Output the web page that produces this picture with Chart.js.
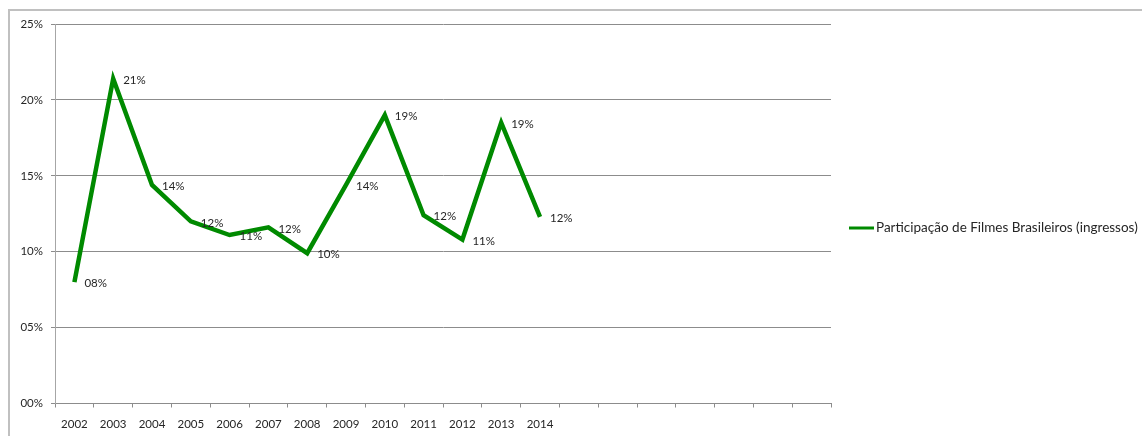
<!DOCTYPE html>
<html>
<head>
<meta charset="utf-8">
<script src="https://cdn.jsdelivr.net/npm/chart.js@4"></script>
<style>
  html, body { margin: 0; padding: 0; background: #fff; overflow: hidden; }
  #frame {
    position: absolute; left: 8px; top: 9px; width: 1200px; height: 500px;
    border-top: 2px solid #c0c0c0; border-left: 2px solid #c0c0c0;
  }
  #wrap { position: absolute; left: 0; top: 0; width: 1142px; height: 436px; }
</style>
</head>
<body>
<div id="frame"></div>
<div id="wrap"><canvas id="chart"></canvas></div>
<script>
const years = ["2002", "2003", "2004", "2005", "2006", "2007", "2008", "2009", "2010", "2011", "2012", "2013", "2014", "", "", "", "", "", "", ""];
const share = [8.0, 21.4, 14.4, 12.0, 11.1, 11.6, 9.9, 14.4, 19.0, 12.4, 10.8, 18.5, 12.3];
const seriesName = "Participação de Filmes Brasileiros (ingressos)";

const green = "#008a00";
const textColor = "#262626";
const fontFamily = "Lato, 'Liberation Sans', sans-serif";

function pct(v) {
  return String(Math.round(v)).padStart(2, "0") + "%";
}

// value labels to the right of each point
const pointLabels = {
  id: "pointLabels",
  afterDatasetsDraw(chart) {
    const ctx = chart.ctx;
    const meta = chart.getDatasetMeta(0);
    ctx.save();
    ctx.font = "11.5px " + fontFamily;
    ctx.fillStyle = textColor;
    ctx.textAlign = "left";
    ctx.textBaseline = "middle";
    meta.data.forEach((pt, i) => {
      const v = chart.data.datasets[0].data[i];
      if (v == null) return;
      ctx.fillText(pct(v), pt.x + 10, pt.y + 1.5);
    });
    ctx.restore();
  }
};

// legend in the right margin
const sideLegend = {
  id: "sideLegend",
  afterDraw(chart) {
    const ctx = chart.ctx;
    const ds = chart.data.datasets[0];
    const x = chart.chartArea.right + 18;
    const y = 228;
    ctx.save();
    ctx.strokeStyle = ds.borderColor;
    ctx.lineWidth = 3;
    ctx.beginPath();
    ctx.moveTo(x, y);
    ctx.lineTo(x + 25, y);
    ctx.stroke();
    ctx.font = "13.5px " + fontFamily;
    ctx.fillStyle = textColor;
    ctx.textBaseline = "middle";
    ctx.fillText(ds.label, x + 27, y);
    ctx.restore();
  }
};

new Chart(document.getElementById("chart"), {
  type: "line",
  data: {
    labels: years,
    datasets: [{
      label: seriesName,
      data: share,
      borderColor: green,
      backgroundColor: green,
      borderWidth: 4.5,
      borderJoinStyle: "miter",
      borderCapStyle: "butt",
      pointRadius: 0,
      tension: 0,
      fill: false
    }]
  },
  options: {
    responsive: true,
    maintainAspectRatio: false,
    animation: false,
    events: [],
    layout: { padding: { top: 24, right: 311, bottom: 0, left: 0 } },
    plugins: { legend: { display: false }, tooltip: { enabled: false } },
    scales: {
      x: {
        offset: true,
        grid: { offset: true, drawOnChartArea: false, drawTicks: true, tickLength: 4, color: "#8c8c8c" },
        border: { color: "#8c8c8c" },
        ticks: { color: textColor, font: { family: fontFamily, size: 11.5 }, padding: 10, maxRotation: 0, autoSkip: false },
        afterFit: s => { s.height = 32.5; }
      },
      y: {
        min: 0,
        max: 25,
        grid: { color: "#8c8c8c", tickLength: 4 },
        border: { color: "#a6a6a6" },
        ticks: {
          stepSize: 5,
          color: textColor,
          font: { family: fontFamily, size: 11.5 },
          padding: 8,
          callback: v => pct(v)
        },
        afterFit: s => { s.width = 55; }
      }
    }
  },
  plugins: [pointLabels, sideLegend]
});
</script>
</body>
</html>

● ● ● ● ●

**Your objective**
Make an exact copy of all the material, but keep the pictures out of it.

**Result for this task**
Output the web page that produces this picture with Chart.js.
<!DOCTYPE html>
<html>
<head>
<meta charset="utf-8">
<script src="https://cdn.jsdelivr.net/npm/chart.js@4"></script>
<style>
  html, body { margin: 0; padding: 0; background: #fff; overflow: hidden; }
  #frame {
    position: absolute; left: 8px; top: 9px; width: 1200px; height: 500px;
    border-top: 2px solid #c0c0c0; border-left: 2px solid #c0c0c0;
  }
  #wrap { position: absolute; left: 0; top: 0; width: 1142px; height: 436px; }
</style>
</head>
<body>
<div id="frame"></div>
<div id="wrap"><canvas id="chart"></canvas></div>
<script>
const years = ["2002", "2003", "2004", "2005", "2006", "2007", "2008", "2009", "2010", "2011", "2012", "2013", "2014", "", "", "", "", "", "", ""];
const share = [8.0, 21.4, 14.4, 12.0, 11.1, 11.6, 9.9, 14.4, 19.0, 12.4, 10.8, 18.5, 12.3];
const seriesName = "Participação de Filmes Brasileiros (ingressos)";

const green = "#008a00";
const textColor = "#262626";
const fontFamily = "Lato, 'Liberation Sans', sans-serif";

function pct(v) {
  return String(Math.round(v)).padStart(2, "0") + "%";
}

// value labels to the right of each point
const pointLabels = {
  id: "pointLabels",
  afterDatasetsDraw(chart) {
    const ctx = chart.ctx;
    const meta = chart.getDatasetMeta(0);
    ctx.save();
    ctx.font = "11.5px " + fontFamily;
    ctx.fillStyle = textColor;
    ctx.textAlign = "left";
    ctx.textBaseline = "middle";
    meta.data.forEach((pt, i) => {
      const v = chart.data.datasets[0].data[i];
      if (v == null) return;
      ctx.fillText(pct(v), pt.x + 10, pt.y + 1.5);
    });
    ctx.restore();
  }
};

// legend in the right margin
const sideLegend = {
  id: "sideLegend",
  afterDraw(chart) {
    const ctx = chart.ctx;
    const ds = chart.data.datasets[0];
    const x = chart.chartArea.right + 18;
    const y = 228;
    ctx.save();
    ctx.strokeStyle = ds.borderColor;
    ctx.lineWidth = 3;
    ctx.beginPath();
    ctx.moveTo(x, y);
    ctx.lineTo(x + 25, y);
    ctx.stroke();
    ctx.font = "13.5px " + fontFamily;
    ctx.fillStyle = textColor;
    ctx.textBaseline = "middle";
    ctx.fillText(ds.label, x + 27, y);
    ctx.restore();
  }
};

new Chart(document.getElementById("chart"), {
  type: "line",
  data: {
    labels: years,
    datasets: [{
      label: seriesName,
      data: share,
      borderColor: green,
      backgroundColor: green,
      borderWidth: 4.5,
      borderJoinStyle: "miter",
      borderCapStyle: "butt",
      pointRadius: 0,
      tension: 0,
      fill: false
    }]
  },
  options: {
    responsive: true,
    maintainAspectRatio: false,
    animation: false,
    events: [],
    layout: { padding: { top: 24, right: 311, bottom: 0, left: 0 } },
    plugins: { legend: { display: false }, tooltip: { enabled: false } },
    scales: {
      x: {
        offset: true,
        grid: { offset: true, drawOnChartArea: false, drawTicks: true, tickLength: 4, color: "#8c8c8c" },
        border: { color: "#8c8c8c" },
        ticks: { color: textColor, font: { family: fontFamily, size: 11.5 }, padding: 10, maxRotation: 0, autoSkip: false },
        afterFit: s => { s.height = 32.5; }
      },
      y: {
        min: 0,
        max: 25,
        grid: { color: "#8c8c8c", tickLength: 4 },
        border: { color: "#a6a6a6" },
        ticks: {
          stepSize: 5,
          color: textColor,
          font: { family: fontFamily, size: 11.5 },
          padding: 8,
          callback: v => pct(v)
        },
        afterFit: s => { s.width = 55; }
      }
    }
  },
  plugins: [pointLabels, sideLegend]
});
</script>
</body>
</html>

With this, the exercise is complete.